Tampoco parece estar en el pretendiente Mandelstam el ejemplo de quien vence a los otros a través de su voluntad. De entrada, este personaje carece de vitalidad y fortaleza fisiológica, elementos claves en los trabajos de Nietzsche al respecto. “La salud es la fuerza de todo”, le recuerda Theobald, pero él, contrariamente, transluce cansancio y enfermedad. Así mismo, si bien al personaje lo anima su interés por Luise, no deja de comportarse como un pusilánime, incapaz de descubrir una pasión que, por otra parte, parece vinculada más a la necesidad afectiva que engendró su orfandad que a un instinto de supervivencia: “Se está tan estúpidamente solo… Sin raíces en la tierra, nada sobre lo que apoyar lo que se tiene”.

Muchos lectores identificarían al seductor Frank Scarron con el superhombre, y esto, no solo por afirmar que Nietzsche “enseña el evangelio de nuestra época”, sino por el tenor característico de sus ideas: la supremacía del individuo sobre la masa, la necesidad de superar la compasión del pasado, el llamado a separarse de los designios divinos, la tenacidad con que insiste en lo masculino, la denuncia de la moral de esclavos, etcétera.

Sin embargo, la contradicción de Scarron radica en que su voluntad se halla todavía en un terreno esencialmente espiritual. Esto se demuestra en el estilo ampuloso de su lenguaje y, sobre todo, en el idealismo que subyace a la belleza que le atribuye a Luise. La presencia de la mujer lo atrae y, no obstante, le es imposible soportarla: se ve abocado a contemplarla como si fuese un objeto religioso o a huir de su inminencia para traducirla en palabras o imágenes. Es por ello que ese cambio radical que personifica Scarron al final de la obra es solo en apariencia intempestivo, pues, en realidad, obedece a una voluntad que todavía no está preparada para la acción vital, sino para la pura atracción metafísica de las ideas.

Theobald Maske, en cambio, es el ejemplo más ilustrativo del hombre de acción. En la obra, el Maske al que se califica de “máquina”, que evita los escándalos y respeta obsesivamente el orden, se transforma completamente tras persuadirse de que, en realidad, no hay ninguna condena pública tras la incorrección de su esposa, sino, al contrario, un cambio positivo en su situación económica –por la renta de los cuartos a los pretendientes de Luise- y matrimonial –pues el dinero extra le permite acceder al deseo de su esposa de ser madre-.

Así, siguiendo la idea nietzscheana, Maske descubre que ningún discurso es inexorable, ni siquiera el de la moral burguesa que él temía; antes bien, la naturaleza permite al individuo acondicionarse a ella para sacar  provecho de las circunstancias.
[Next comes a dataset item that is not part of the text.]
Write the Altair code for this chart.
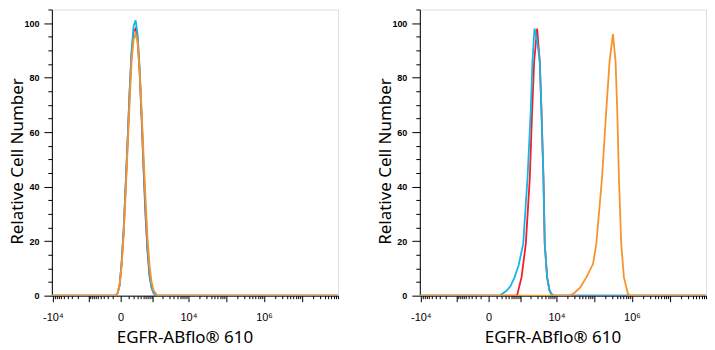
import altair as alt
import pandas as pd

# ---------------- data ----------------
X_MIN, X_MAX = -10600, 9.0e7

# left panel
left_x = [-58, -33, -10, 10, 33, 58, 87, 120, 156, 198, 245, 297, 357, 424,
          500, 586, 682, 792, 915, 1053, 1211, 1387]
left_blue = [0, 1, 4, 12, 24, 40, 57, 75, 90, 99, 101, 96, 84, 67, 48, 31, 17, 8, 3, 1, 0]
left_red = [0, 1, 4, 12, 24, 40, 57, 75, 89, 97, 98, 94, 82, 65, 46, 29, 16, 7, 3, 1, 0]
left_orange = [0, 1, 4, 11, 22, 37, 54, 71, 86, 94, 96, 93, 83, 68, 51, 35, 21, 11, 5, 2, 1, 0]

# right panel
right_blue_x = [156, 198, 326, 461, 632, 851, 1186, 1587, 1977, 2208, 2515, 2952,
                3530, 3929, 4458, 4837, 5618, 6487, 7343, 8308]
right_blue_y = [0, 0.5, 1.8, 3.5, 6.7, 11, 19, 43, 68, 86, 98, 94, 86, 68, 43, 19, 6.7, 2, 0.7, 0]
right_red_x = [735, 792, 1054, 1417, 1850, 2166, 2467, 2990, 3530, 3929, 4458, 4837,
               5618, 6487, 7343, 8308]
right_red_y = [0, 0.7, 6.7, 19, 43, 68, 86, 98, 86, 68, 43, 19, 6.7, 2, 0.5, 0]
right_orange_x = [22180, 30080, 43330, 62400, 93760, 114530, 161870, 210050, 256570,
                  315280, 369270, 409200, 453750, 521600, 614300, 782900, 900200]
right_orange_y = [0, 1, 3, 6.7, 11.6, 19, 43, 68, 86, 96, 86, 68, 43, 19, 6.7, 0.7, 0]

SERIES_COLORS = {"red": "#F0202A", "blue": "#19B4E6", "orange": "#F7932A"}

# axis ticks
x_major = [-10000, -1000, 0, 1000, 10000, 100000, 1000000, 10000000]
x_labels = {-10000: "-10⁴", 0: "0", 10000: "10⁴", 1000000: "10⁶"}
x_minor = [-k * 10 ** n for n in (2, 3) for k in range(2, 10)] + \
          [k * 10 ** n for n in range(2, 8) for k in range(2, 10)] + [-100, 100]
y_ticks = list(range(0, 106, 5))


def series_df(xs, ys, name):
    xs = list(xs)[:len(ys)]
    xx = [X_MIN] + xs + [X_MAX]
    yy = [0] + list(ys) + [0]
    return pd.DataFrame({"x": xx, "y": yy, "series": name, "i": range(len(xx))})


label_expr = " : ".join(
    f"datum.value == {v} ? '{t}'" for v, t in x_labels.items()) + " : ''"
major_test = "indexof([" + ",".join(str(v) for v in x_major) + "], datum.value) >= 0"
labeled_test = "indexof([" + ",".join(str(v) for v in x_labels) + "], datum.value) >= 0"

x_scale = alt.Scale(type="symlog", constant=165, domain=[X_MIN, X_MAX], nice=False, zero=False)
y_scale = alt.Scale(domain=[0, 105], nice=False)

x_axis = alt.Axis(
    values=sorted(set(x_major + x_minor)),
    labelExpr=label_expr,
    tickSize={"condition": {"test": major_test, "value": 6}, "value": 3},
    tickColor="black", tickWidth=1, domainColor="black", domainWidth=1,
    labelFont="Liberation Sans",
    labelFontSize={"condition": {"test": labeled_test, "value": 11}, "value": 0},
    labelColor="black",
    labelOverlap=False, labelFlush=False, labelPadding=10, labelAngle=0,
    grid=False,
    title="EGFR-ABflo® 610", titleFont="Noto Sans", titleFontSize=17,
    titleFontWeight="normal", titleColor="black", titlePadding=7, titleX=133,
)
y_axis = alt.Axis(
    values=y_ticks,
    labelExpr="datum.value % 20 == 0 ? datum.label : ''",
    tickSize={"condition": {"test": "datum.value % 20 == 0", "value": 8}, "value": 4},
    tickColor="black", tickWidth=1, domainColor="black", domainWidth=1,
    labelFont="Liberation Sans",
    labelFontSize={"condition": {"test": "datum.value % 20 == 0", "value": 9}, "value": 0},
    labelColor="black", labelFontWeight="bold",
    labelOverlap=False, labelPadding=5, grid=False,
    title="Relative Cell Number", titleFont="Noto Sans", titleFontSize=17,
    titleFontWeight="normal", titleColor="black", titlePadding=-3, titleY=152,
)


def line(df, name):
    return alt.Chart(df).mark_line(
        color=SERIES_COLORS[name], strokeWidth=1.8, clip=True, interpolate="linear"
    ).encode(
        x=alt.X("x:Q", scale=x_scale, axis=x_axis),
        y=alt.Y("y:Q", scale=y_scale, axis=y_axis),
        order="i:Q",
    )


left = alt.layer(
    line(series_df(left_x, left_red, "red"), "red"),
    line(series_df(left_x, left_blue, "blue"), "blue"),
    line(series_df(left_x, left_orange, "orange"), "orange"),
).properties(width=287, height=287)

right = alt.layer(
    line(series_df(right_red_x, right_red_y, "red"), "red"),
    line(series_df(right_blue_x, right_blue_y, "blue"), "blue"),
    line(series_df(right_orange_x, right_orange_y, "orange"), "orange"),
).properties(width=287, height=287)

chart = alt.hconcat(left, right, spacing=37).properties(padding=0).configure_view(
    stroke="#8a8a8a", strokeWidth=1
).configure(background="white")

chart.save("out.html", embed_options={"renderer": "svg", "actions": False})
En este sentido, más que Scarron, Maske moviliza la doctrina del Πάντα ῥεῖ heracliteano, reconociendo la condición mutable de las cosas y comprendiendo –como lo indica su propio nombre- que cada nueva instancia requiere de él una máscara distinta, un acondicionamiento que le permita sobreponerse a todo.

Las bragas es una obra construida sobre una medición de fuerzas, una lucha de urdimbre nietzscheana en la que triunfa la voluntad del más fuerte: Theobald Maske. La grandeza de este personaje, por todo lo demás corriente, se halla en captar el principio de movimiento del mundo –omnia mutantur, nihil interit- y, a partir de él, encontrar en sí mismo la expresión que mejor se ajusta a esa transformación; en esto, quizá sin saberlo él mismo, se opone al miedo metafísico y a la moral del rebaño.

STERNHEIM, C. (2009) Las bragas. Madrid: Cátedra.
KIRCHNER, L. (1913) Berliner Straßenszene.